Contrary to popular belief (even in France), Stade Roland Garros is not a private club. Nor is it open to the public. The complex serves as headquarters of the French Tennis Federation, and the only people who can play here without an invitation are members of the Davis Cup and national development squad. A handful of promising juniors actually live on the grounds -- just as Noah did years before he won the tournament.
"I remember Noah and Henri Leconte running around here as teen-agers," said Grignard, the gardener. "They'd come back and look at my flowers once in a while."
Besides Grignard and the juniors, the only other permanent residents at Stade Roland Garros are a small group of workmen of Algerian origin who are experts at claycourt (make that brickcourt) maintenance.
"They all come from the same village in Algeria," Delamarre said. "The first one arrived about 30 years ago, and his cousins and brothers are still here."
It bears remembering that Stade Roland Garros would not exist at all if four young Frenchmen hadn't taken the tennis world by storm in September 1927 in Philadelphia.

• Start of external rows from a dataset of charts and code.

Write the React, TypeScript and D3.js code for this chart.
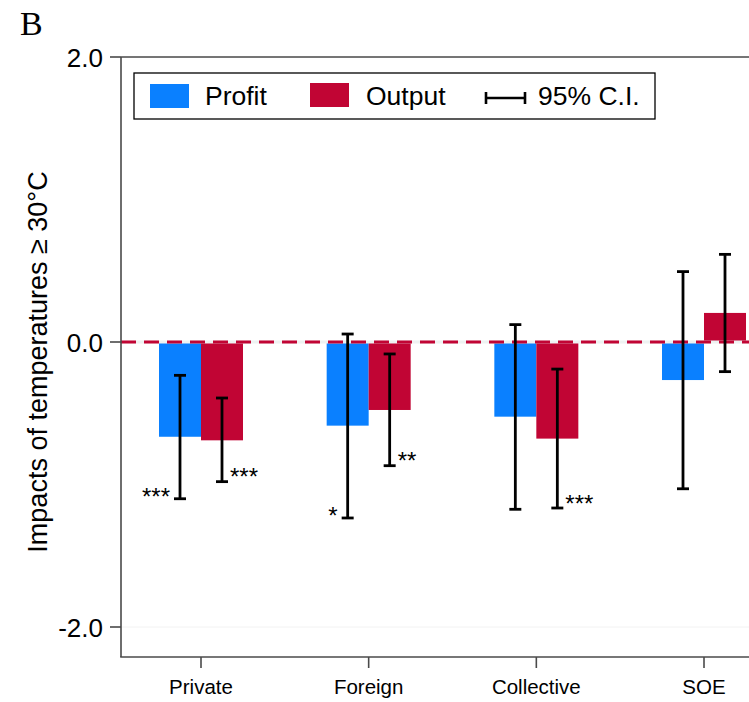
import React from "react";
import * as d3 from "d3";

const categories = ["Private", "Foreign", "Collective", "SOE"];
const profit = [-0.665, -0.587, -0.524, -0.267];
const profitLo = [-1.1, -1.235, -1.174, -1.03];
const profitHi = [-0.234, 0.056, 0.122, 0.494];
const output = [-0.69, -0.477, -0.678, 0.204];
const outputLo = [-0.98, -0.868, -1.165, -0.208];
const outputHi = [-0.393, -0.084, -0.19, 0.615];
const profitStars = ["***", "*", "", ""];
const outputStars = ["***", "**", "***", ""];
const yTicks = [2, 0, -2];
const yTickLabels = ["2.0", "0.0", "-2.0"];
const legendLabels = ["Profit", "Output", "95% C.I."];

const BLUE = "#0A80FF";
const RED = "#C10534";
const AXIS = "#4a4a4a";
const FONT = "'Liberation Sans', Arial, Helvetica, sans-serif";

export default function App() {
  const W = 749;
  const H = 702;
  const left = 121;
  const top = 57;
  const bottom = 657;
  const y = d3.scaleLinear().domain([-2, 2]).range([627, 57]);
  const x = d3.scalePoint<string>().domain(categories).range([201, 704]);
  const bw = 42;

  const series = [
    { vals: profit, lo: profitLo, hi: profitHi, stars: profitStars, color: BLUE, off: -bw / 2, side: -1 },
    { vals: output, lo: outputLo, hi: outputHi, stars: outputStars, color: RED, off: bw / 2, side: 1 },
  ];

  return (
    <svg
      width={W}
      height={H}
      style={{ position: "absolute", left: 0, top: 0, background: "#fff" }}
      fontFamily={FONT}
    >
      <rect x={0} y={0} width={W} height={H} fill="#fff" />
      {/* panel label */}
      <text x={20} y={35} fontFamily="'Liberation Serif', 'Times New Roman', serif" fontSize={34}>
        B
      </text>

      {/* faint gridlines */}
      {yTicks.map((t) => (
        <line key={"g" + t} x1={left} x2={W} y1={y(t)} y2={y(t)} stroke="#f2f2f2" strokeWidth={1} />
      ))}

      {/* bars */}
      {series.map((s, si) =>
        categories.map((c, i) => {
          const cx = (x(c) as number) + s.off;
          const v = s.vals[i];
          return (
            <rect
              key={"b" + si + i}
              x={cx - bw / 2}
              y={Math.min(y(v), y(0))}
              width={bw}
              height={Math.abs(y(v) - y(0))}
              fill={s.color}
            />
          );
        })
      )}

      {/* zero dashed line */}
      <line x1={left} x2={W} y1={y(0)} y2={y(0)} stroke="#eef2f2" strokeWidth={3} />
      <line
        x1={left}
        x2={W}
        y1={y(0)}
        y2={y(0)}
        stroke={RED}
        strokeWidth={3}
        strokeDasharray="15 8"
      />

      {/* error bars */}
      {series.map((s, si) =>
        categories.map((c, i) => {
          const cx = (x(c) as number) + s.off;
          const yl = y(s.lo[i]);
          const yh = y(s.hi[i]);
          return (
            <g key={"e" + si + i} stroke="#000" strokeWidth={2.8}>
              <line x1={cx} x2={cx} y1={yh} y2={yl} />
              <line x1={cx - 6} x2={cx + 6} y1={yh} y2={yh} />
              <line x1={cx - 6} x2={cx + 6} y1={yl} y2={yl} />
            </g>
          );
        })
      )}

      {/* significance stars */}
      {series.map((s, si) =>
        categories.map((c, i) => {
          if (!s.stars[i]) return null;
          const cx = (x(c) as number) + s.off;
          const yl = y(s.lo[i]);
          const dy = s.side < 0 ? -7 : -10;
          return (
            <text
              key={"s" + si + i}
              x={s.side < 0 ? cx - 10 : cx + 8}
              y={yl + dy + 13.5}
              textAnchor={s.side < 0 ? "end" : "start"}
              fontSize={24}
              fill="#000"
            >
              {s.stars[i]}
            </text>
          );
        })
      )}

      {/* axes */}
      <line x1={left} x2={left} y1={top} y2={bottom} stroke={AXIS} strokeWidth={1.6} />
      <line x1={left - 0.8} x2={W} y1={bottom} y2={bottom} stroke={AXIS} strokeWidth={1.6} />
      <line x1={left} x2={W} y1={top} y2={top} stroke={AXIS} strokeWidth={1.6} />
      {yTicks.map((t, i) => (
        <g key={"yt" + t}>
          <line x1={left - 11} x2={left} y1={y(t)} y2={y(t)} stroke={AXIS} strokeWidth={1.6} />
          <text x={103} y={y(t) + 9.5} textAnchor="end" fontSize={26} fill="#000">
            {yTickLabels[i]}
          </text>
        </g>
      ))}
      {categories.map((c) => (
        <g key={"xt" + c}>
          <line x1={x(c)} x2={x(c)} y1={bottom} y2={bottom + 11} stroke={AXIS} strokeWidth={1.6} />
          <text x={x(c)} y={694} textAnchor="middle" fontSize={20.5} fill="#000">
            {c}
          </text>
        </g>
      ))}

      {/* y title */}
      <text
        transform={`translate(47, 362) rotate(-90)`}
        textAnchor="middle"
        fontSize={27}
        fill="#000"
      >
        Impacts of temperatures ≥ 30°C
      </text>

      {/* legend */}
      <rect x={134} y={73} width={521} height={46} fill="#fff" stroke="#000" strokeWidth={1.3} />
      <rect x={150} y={84} width={39} height={24} fill={BLUE} />
      <text x={205} y={105} fontSize={26.5} fill="#000">
        {legendLabels[0]}
      </text>
      <rect x={310} y={83} width={39} height={24} fill={RED} />
      <text x={366} y={105} fontSize={26.5} fill="#000">
        {legendLabels[1]}
      </text>
      <g stroke="#000" strokeWidth={2.6}>
        <line x1={486} x2={525} y1={98} y2={98} />
        <line x1={486} x2={486} y1={92} y2={104} />
        <line x1={525} x2={525} y1={92} y2={104} />
      </g>
      <text x={538} y={105} fontSize={26.5} fill="#000">
        {legendLabels[2]}
      </text>
    </svg>
  );
}
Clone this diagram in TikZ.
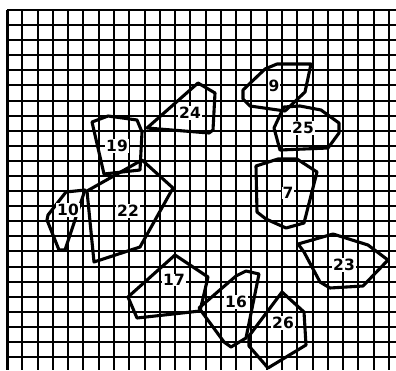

It was there that Jacques Brugnon, Jean Borotra, Henri Cochet and Rene Lacoste won their nation's first Davis Cup title against the United States. A rematch was scheduled in France the next summer, and because of the immense interest, a new stadium had to be built in less than a year.
The Four Musketeers are still present at Roland Garros: Their bronze statues rim a circular square outside the Court Central. The square is normally empty, but this year is different. Glittering magnificently inside a showcase is the Davis Cup, finally regained after 59 years of frustration.
"We might not all remember Roland Garros," said Grignard, "but I know we'll never forget the Musketeers."